The first step towards the new compact, Jaishankar said, is to have the realisation that there's a need for a new compact. He noted that the realisation was strong in the US, and to some extent, in Japan, but not so much in Europe.
Second, he noted, is the recognition of the need for a new balance.
This, Jaishankar underlined, meant different kinds of collaborations and conversations, “and in all of this, obviously, India would hedge enough to make sure that it always has a strong bargaining hand vis-à-vis the West”.
Third, he said, was an understanding of a changed India. Putting it bluntly, the External Affairs Minister told the gathering that the old elite is now out of business.
“You have a new set of people there with different thoughts, with their own sense of roots, who relate to the world obviously differently from the people who dominated the Indian political scene before them,” he noted.
Jaishankar also noted that there was a need to strengthen convergences between India and the West, while managing the divergences between the two.
‘There are issues to work together on, like counter-terrorism, maritime security, and connectivity. There will also be divergences and the challenge would be to manage those. A lot of those would arise in third-country situations like Russia or Iran,’ he said.
In addition to other things, Jaishankar also outlined why India and the West needed each other. The West needs India for its markets and human resources, and because it can serve as an additional engine of growth, he said.
He added that India needed the West because, among other things, “every major growth story in the last 150 years has actually, paradoxically, happened with the support of the West”.

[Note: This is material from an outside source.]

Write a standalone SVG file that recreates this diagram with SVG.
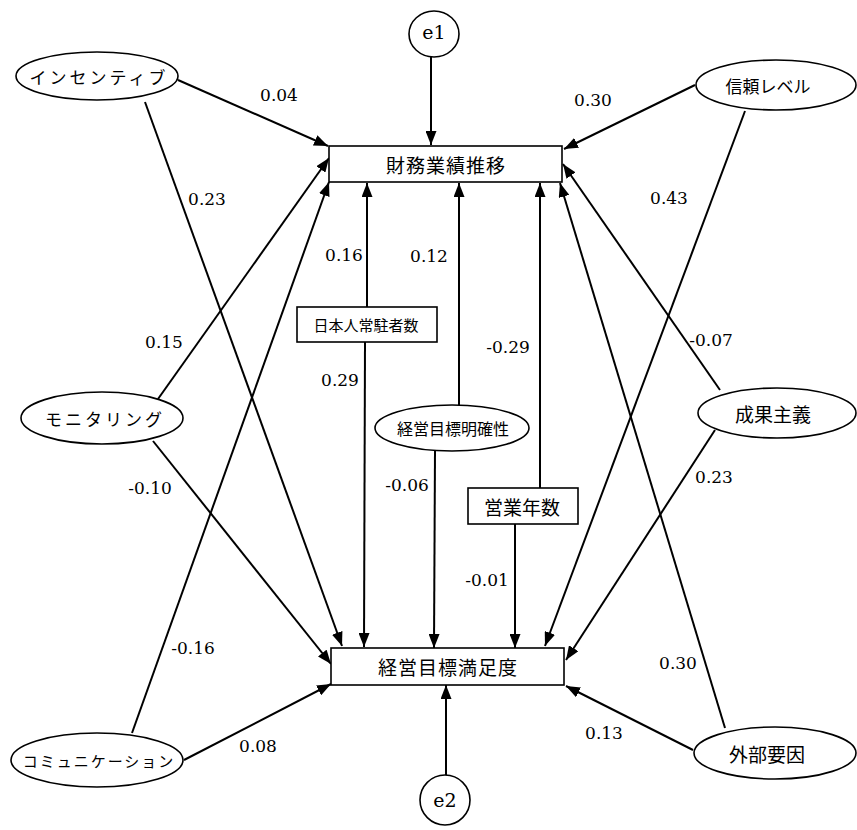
<svg xmlns="http://www.w3.org/2000/svg" width="857" height="830" viewBox="0 0 857 830">
<style>
.n{fill:#fff;stroke:#000;stroke-width:1.6}
.jp{font-family:"Noto Sans CJK JP","Noto Sans CJK SC",sans-serif;font-size:17px;fill:#000;text-anchor:middle;dominant-baseline:central}
.jb{font-size:19px;letter-spacing:1px}
.kt{letter-spacing:3px}
.e{font-family:"DejaVu Serif","Liberation Serif",serif;font-size:19px;fill:#000;text-anchor:middle;dominant-baseline:central}
.c{stroke:#000;stroke-width:2;fill:none;marker-end:url(#ah)}
.lb{font-family:"DejaVu Serif","Liberation Serif",serif;font-size:17px;fill:#000;text-anchor:middle;dominant-baseline:central}
</style>
<defs>
<marker id="ah" markerUnits="userSpaceOnUse" markerWidth="15" markerHeight="11" refX="14" refY="5.5" orient="auto">
<path d="M0,0 L14,5.5 L0,11 z" fill="#000"/>
</marker>
</defs>
<rect width="857" height="830" fill="#fff"/>
<g id="connectors">
<line class="c" x1="431" y1="57" x2="431" y2="145"/>
<line class="c" x1="446" y1="776" x2="446" y2="685"/>
<line class="c" x1="178" y1="80" x2="328" y2="146"/>
<line class="c" x1="145" y1="102" x2="342" y2="646"/>
<line class="c" x1="158" y1="399" x2="329" y2="158"/>
<line class="c" x1="153" y1="441" x2="331" y2="664"/>
<line class="c" x1="132" y1="733" x2="329" y2="182"/>
<line class="c" x1="184" y1="760" x2="331" y2="684"/>
<line class="c" x1="695" y1="85" x2="564" y2="149"/>
<line class="c" x1="745" y1="111" x2="545" y2="646"/>
<line class="c" x1="720" y1="390" x2="563" y2="164"/>
<line class="c" x1="715" y1="430" x2="566" y2="660"/>
<line class="c" x1="725" y1="728" x2="560" y2="183"/>
<line class="c" x1="693" y1="750" x2="566" y2="686"/>
<line class="c" x1="367" y1="307" x2="367" y2="183"/>
<line class="c" x1="365" y1="342" x2="364" y2="647"/>
<line class="c" x1="459" y1="405" x2="459" y2="183"/>
<line class="c" x1="435" y1="451" x2="434" y2="648"/>
<line class="c" x1="540" y1="488" x2="540" y2="183"/>
<line class="c" x1="515" y1="524" x2="515" y2="648"/>
</g>
<g id="labels">
<text class="lb" x="279" y="95">0.04</text>
<text class="lb" x="207" y="199">0.23</text>
<text class="lb" x="164" y="342">0.15</text>
<text class="lb" x="150" y="488">-0.10</text>
<text class="lb" x="193" y="648">-0.16</text>
<text class="lb" x="258" y="746">0.08</text>
<text class="lb" x="593" y="100">0.30</text>
<text class="lb" x="669" y="198">0.43</text>
<text class="lb" x="711" y="340">-0.07</text>
<text class="lb" x="714" y="477">0.23</text>
<text class="lb" x="678" y="663">0.30</text>
<text class="lb" x="604" y="733">0.13</text>
<text class="lb" x="344" y="255">0.16</text>
<text class="lb" x="429" y="256">0.12</text>
<text class="lb" x="340" y="380">0.29</text>
<text class="lb" x="407" y="485">-0.06</text>
<text class="lb" x="508" y="347">-0.29</text>
<text class="lb" x="487" y="580">-0.01</text>
</g>
<g id="e1"><ellipse class="n" cx="434" cy="34" rx="25" ry="23"/><text class="e" x="434" y="32">e1</text></g>
<g id="e2"><ellipse class="n" cx="445" cy="800" rx="25" ry="25"/><text class="e" x="445" y="800">e2</text></g>
<g id="zaimu"><rect class="n" x="329" y="146" width="233" height="36"/><text class="jp jb" x="446" y="164">財務業績推移</text></g>
<g id="keiei"><rect class="n" x="331" y="648" width="233" height="37"/><text class="jp jb" x="448" y="666">経営目標満足度</text></g>
<g id="incentive"><ellipse class="n" cx="97" cy="76" rx="81" ry="24"/><text class="jp kt" x="99" y="76">インセンティブ</text></g>
<g id="shinrai"><ellipse class="n" cx="776" cy="85" rx="80" ry="25"/><text class="jp" x="768" y="85">信頼レベル</text></g>
<g id="monitoring"><ellipse class="n" cx="102" cy="418" rx="81" ry="26"/><text class="jp kt" x="105" y="418">モニタリング</text></g>
<g id="seika"><ellipse class="n" cx="777" cy="413" rx="79" ry="25"/><text class="jp" x="773" y="413" style="font-size:19px">成果主義</text></g>
<g id="communication"><ellipse class="n" cx="97" cy="760" rx="86" ry="27"/><text class="jp" x="99" y="760" style="font-size:15px;letter-spacing:2px">コミュニケーション</text></g>
<g id="gaibu"><ellipse class="n" cx="775" cy="753" rx="81" ry="26"/><text class="jp" x="767" y="753" style="font-size:19px">外部要因</text></g>
<g id="meikaku"><ellipse class="n" cx="452" cy="428" rx="77" ry="23"/><text class="jp" x="453" y="428" style="font-size:16px">経営目標明確性</text></g>
<g id="nihonjin"><rect class="n" x="297" y="307" width="140" height="35"/><text class="jp" x="366" y="324" style="font-size:15px">日本人常駐者数</text></g>
<g id="eigyo"><rect class="n" x="468" y="488" width="110" height="36"/><text class="jp" x="522" y="506" style="font-size:19px">営業年数</text></g>
</svg>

He also noted that the theories of the decline of the West are overstated. “If you look at technology, if you look at even defence budgets, if you look at the will to exercise power, in all of this the West very much maintains its leads,” the minister said.

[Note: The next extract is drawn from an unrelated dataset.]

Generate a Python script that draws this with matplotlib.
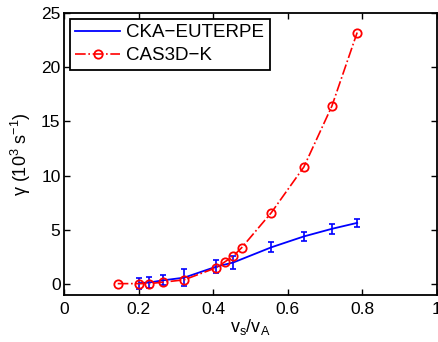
import matplotlib
matplotlib.use("Agg")
import matplotlib.pyplot as plt

plt.rcParams['font.family'] = ['Liberation Sans', 'DejaVu Sans']
plt.rcParams['mathtext.fontset'] = 'custom'
plt.rcParams['mathtext.rm'] = 'Liberation Sans'
plt.rcParams['mathtext.it'] = 'Liberation Sans'

# CKA-EUTERPE
cka_x = [0.202, 0.228, 0.265, 0.322, 0.407, 0.454, 0.556, 0.643, 0.718, 0.786]
cka_y = [0.1, 0.15, 0.35, 0.6, 1.6, 2.0, 3.4, 4.4, 5.1, 5.65]
cka_err = [0.5, 0.5, 0.45, 0.8, 0.6, 0.6, 0.45, 0.45, 0.45, 0.4]

# CAS3D-K
cas_x = [0.144, 0.202, 0.228, 0.265, 0.322, 0.407, 0.431, 0.454, 0.476, 0.556, 0.643, 0.718, 0.786]
cas_y = [0.05, 0.05, 0.05, 0.18, 0.4, 1.5, 2.05, 2.6, 3.35, 6.6, 10.8, 16.4, 23.2]

xticks = [0, 0.2, 0.4, 0.6, 0.8, 1]
xticklabels = ['0', '0.2', '0.4', '0.6', '0.8', '1']
yticks = [0, 5, 10, 15, 20, 25]

fig = plt.figure(figsize=(4.39, 3.42), dpi=100)
ax = fig.add_axes([0.1458, 0.1374, 0.8496, 0.8246])

ax.plot(cka_x, cka_y, color='#0000ff', lw=1.3, label='CKA\u2212EUTERPE')
ax.errorbar(cka_x, cka_y, yerr=cka_err, fmt='none', ecolor='#0000ff', capsize=2.2,
            elinewidth=1.2, capthick=1.2)
ax.plot(cas_x, cas_y, color='#ff0000', ls='-.', lw=1.2, marker='o', ms=6,
        mfc='none', mec='#ff0000', mew=1.3, label='CAS3D\u2212K')

ax.set_xlim(0, 1)
ax.set_ylim(-1, 25)
ax.set_xticks(xticks)
ax.set_xticklabels(xticklabels)
ax.set_yticks(yticks)
ax.tick_params(direction='in', top=True, right=True, labelsize=12.5, length=4, width=1)
ax.tick_params(axis='x', pad=5)
ax.tick_params(axis='y', pad=2.5)
for s in ax.spines.values():
    s.set_linewidth(1.3)

ax.set_xlabel('v$_s$/v$_A$', fontsize=13, labelpad=0)
ax.set_ylabel('\u03b3 (10$^3$ s$^{-1}$)', fontsize=13, labelpad=6)

leg = ax.legend(loc='upper left', fontsize=13.5, frameon=True, fancybox=False,
                edgecolor='black', handlelength=2.4, borderaxespad=0.3,
                borderpad=0.3, labelspacing=0.3, handletextpad=0.3)
leg.get_frame().set_linewidth(1.3)
leg.get_frame().set_alpha(1)

fig.savefig('out.png', dpi=100)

The minister also delved into the past of India’s relations with the West.
He started by underlining that India had faced two ‘centuries of humiliation’ (a phrase used by China - bainian guochi) by the West.
Talking about what he said was the ‘Goldilocks era of the relationship’, the minister said the West didn't want India to get too weak, but it didn't want India to get too strong either.
‘When India was defeated in 1962, the West actually came to the assistance of India. But in less than a decade in 1971, when it seemed to the West that India was seeking primacy in the subcontinent, the West opposed India,’ he said.
He underlined that India, after Independence, adopted what were ‘Western’ values and ‘Western’ practices and made them near-universal.
‘If there’s a belief today that democracy is an ethically superior model of governance, in part, it is due to the fact that the first big post-colonial polity actually chose that and then sustained it despite extraordinary odds over the last 70 years,’ Jaishankar said.
The minister reminded the gathering that India was not a central part of the 1945 world order and that there was a need to make it more contemporaneous.
He also stated that “we are today the fifth or sixth largest economy, which certainly would be the third largest economy even in nominal terms by 2030. We will be the most populous country in less than five years”.
Jaishankar said the world today wondered what kind of power India would be in the future, and one part of the answer to this question lay with the West.